The Army's homeland security responsibilities after 9-11 were superimposed on a continuing expectation that soldiers would remain available to assist their fellow citizens in cases of natural disaster. The National Guard in particular provides state and local governments readily available, disciplined manpower with inherent command, control, transportation, and support. Specialized skills and equipment for engineering, debris removal, water purification, messing, and medical support can be particularly useful when any form of disaster strikes. There is ample precedent for the Army's fielding as many as 30,000 soldiers at a time nationwide for humanitarian relief.
In the wake of 9-11, National Guardsmen augment security at airports across the United States.
The post–9-11 period was no exception to this recurrent yet unpredictable aspect of homeland security.
A few homeland security tasks that had historically come the way of the Army were not features of the Army's post–9-11 environment. The Army was not asked to intern enemy aliens. No specific nation was identified as enemy, and individuals suspected of terrorism or violations of immigration policies were few enough in number to render Army involvement unnecessary. There were no domestic disturbances associated with the disaster: the American people seemed more united than ever. There was no expectation of economic intervention or reconstruction on the part of the Army, with the exception of the Pentagon. Here, the Corps of Engineers took charge of a challenging project to rebuild and restore the shattered section of the building within a year of the attack. They met this timeline, and the newly rebuilt portions of the Pentagon reopened with ceremony and fanfare—and with the same large garrison flag hanging alongside the restored facade.

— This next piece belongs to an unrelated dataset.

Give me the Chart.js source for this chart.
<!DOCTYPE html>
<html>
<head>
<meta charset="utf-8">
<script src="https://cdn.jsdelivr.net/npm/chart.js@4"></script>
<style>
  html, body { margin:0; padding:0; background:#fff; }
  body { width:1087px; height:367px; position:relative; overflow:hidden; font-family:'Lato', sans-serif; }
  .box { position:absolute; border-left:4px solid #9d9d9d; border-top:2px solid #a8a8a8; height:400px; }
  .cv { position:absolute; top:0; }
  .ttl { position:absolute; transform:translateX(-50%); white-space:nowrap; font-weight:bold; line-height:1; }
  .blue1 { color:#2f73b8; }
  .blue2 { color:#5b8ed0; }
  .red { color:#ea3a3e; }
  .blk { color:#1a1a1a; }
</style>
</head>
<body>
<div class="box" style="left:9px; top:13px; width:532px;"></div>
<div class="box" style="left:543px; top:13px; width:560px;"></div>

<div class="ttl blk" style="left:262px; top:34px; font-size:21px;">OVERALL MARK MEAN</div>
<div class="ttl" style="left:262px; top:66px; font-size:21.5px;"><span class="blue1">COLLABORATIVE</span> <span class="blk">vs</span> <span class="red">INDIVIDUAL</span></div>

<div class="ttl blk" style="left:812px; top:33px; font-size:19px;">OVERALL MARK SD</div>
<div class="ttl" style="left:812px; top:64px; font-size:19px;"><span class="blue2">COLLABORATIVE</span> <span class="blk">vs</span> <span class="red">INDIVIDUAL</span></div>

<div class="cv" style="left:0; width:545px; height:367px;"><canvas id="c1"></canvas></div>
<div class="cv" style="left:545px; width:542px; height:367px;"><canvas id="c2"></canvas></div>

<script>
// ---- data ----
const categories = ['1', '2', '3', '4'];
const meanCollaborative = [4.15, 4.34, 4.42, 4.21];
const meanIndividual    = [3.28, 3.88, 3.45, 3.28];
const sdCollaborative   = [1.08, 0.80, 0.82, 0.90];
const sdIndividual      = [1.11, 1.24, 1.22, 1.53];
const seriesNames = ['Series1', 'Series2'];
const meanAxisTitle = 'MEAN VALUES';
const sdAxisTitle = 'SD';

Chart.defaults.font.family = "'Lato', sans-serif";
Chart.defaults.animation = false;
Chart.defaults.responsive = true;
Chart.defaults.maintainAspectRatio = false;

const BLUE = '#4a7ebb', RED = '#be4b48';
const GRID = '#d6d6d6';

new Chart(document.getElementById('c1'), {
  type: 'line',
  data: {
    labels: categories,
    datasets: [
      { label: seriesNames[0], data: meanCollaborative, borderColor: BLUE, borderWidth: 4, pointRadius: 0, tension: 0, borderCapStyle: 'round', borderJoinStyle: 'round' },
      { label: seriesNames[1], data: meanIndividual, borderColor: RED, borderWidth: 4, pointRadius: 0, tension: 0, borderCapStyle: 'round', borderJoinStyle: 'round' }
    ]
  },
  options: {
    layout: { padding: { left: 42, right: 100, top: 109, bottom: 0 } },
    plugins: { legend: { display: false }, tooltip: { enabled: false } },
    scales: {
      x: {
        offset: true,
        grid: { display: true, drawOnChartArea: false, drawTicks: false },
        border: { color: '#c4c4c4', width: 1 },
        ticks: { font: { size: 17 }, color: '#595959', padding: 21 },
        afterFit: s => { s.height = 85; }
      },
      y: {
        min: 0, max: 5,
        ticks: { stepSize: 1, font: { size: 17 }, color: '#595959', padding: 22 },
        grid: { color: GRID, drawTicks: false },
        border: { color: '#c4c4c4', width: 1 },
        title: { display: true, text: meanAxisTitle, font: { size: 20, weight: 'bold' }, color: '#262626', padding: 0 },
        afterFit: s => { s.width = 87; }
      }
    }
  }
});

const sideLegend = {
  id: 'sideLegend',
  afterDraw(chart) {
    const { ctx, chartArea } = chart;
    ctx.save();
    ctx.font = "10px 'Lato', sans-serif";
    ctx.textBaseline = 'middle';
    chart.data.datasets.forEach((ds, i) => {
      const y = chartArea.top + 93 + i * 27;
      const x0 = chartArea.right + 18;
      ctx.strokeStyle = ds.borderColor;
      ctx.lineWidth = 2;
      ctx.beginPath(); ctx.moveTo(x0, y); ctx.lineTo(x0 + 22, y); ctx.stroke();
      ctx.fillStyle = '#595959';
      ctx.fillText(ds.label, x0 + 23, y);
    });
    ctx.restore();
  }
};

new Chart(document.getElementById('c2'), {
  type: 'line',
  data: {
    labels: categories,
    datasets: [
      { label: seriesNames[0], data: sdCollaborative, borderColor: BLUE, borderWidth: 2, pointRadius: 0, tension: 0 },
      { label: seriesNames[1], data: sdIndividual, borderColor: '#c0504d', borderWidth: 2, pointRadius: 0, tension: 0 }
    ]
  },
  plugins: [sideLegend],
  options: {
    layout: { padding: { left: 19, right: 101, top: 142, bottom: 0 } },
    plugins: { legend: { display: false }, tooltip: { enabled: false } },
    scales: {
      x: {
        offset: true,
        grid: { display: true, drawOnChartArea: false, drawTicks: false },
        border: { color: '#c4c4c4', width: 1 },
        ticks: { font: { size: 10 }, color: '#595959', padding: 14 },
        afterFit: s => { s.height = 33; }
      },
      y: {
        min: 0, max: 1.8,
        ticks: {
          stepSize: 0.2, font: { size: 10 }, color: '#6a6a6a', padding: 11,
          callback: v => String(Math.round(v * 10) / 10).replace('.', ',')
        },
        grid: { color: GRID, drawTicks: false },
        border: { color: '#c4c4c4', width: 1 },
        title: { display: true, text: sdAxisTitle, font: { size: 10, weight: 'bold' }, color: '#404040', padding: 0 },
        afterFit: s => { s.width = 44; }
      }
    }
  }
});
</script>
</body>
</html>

It had been some time since Americans had been attacked on their own soil, so there was understandable confusion with respect to who was in charge of what. The North American Aerospace Defense Command (NORAD) had supervised defense against aerospace strategic weapons, while the Army had been the DOD Executive Agent for military support to the Federal Emergency Management Agency (FEMA). Shortly after the 9-11 attacks Secretary of Defense Donald H. Rumsfeld reiterated and refined these arrangements, making the Joint Forces Command responsible for the land and maritime defense of the continental United States and appointing the Secretary of the Army the DOD Executive Agent for Homeland Security, including homeland security and military support to civilian authority. Homeland security implied the direct application of military forces with DOD as the federal government's lead agency, whereas military support to civilian authority encompassed supporting the lead of local officials or other federal agencies. These arrangements proved satisfactory for the time being. In due course, President Bush proposed and Congress approved the reorganization of many different federal agencies involved in homeland
security into a single overarching Department of Homeland Security. As this book is written, the Department of Defense is still working out its relationships with this new agency.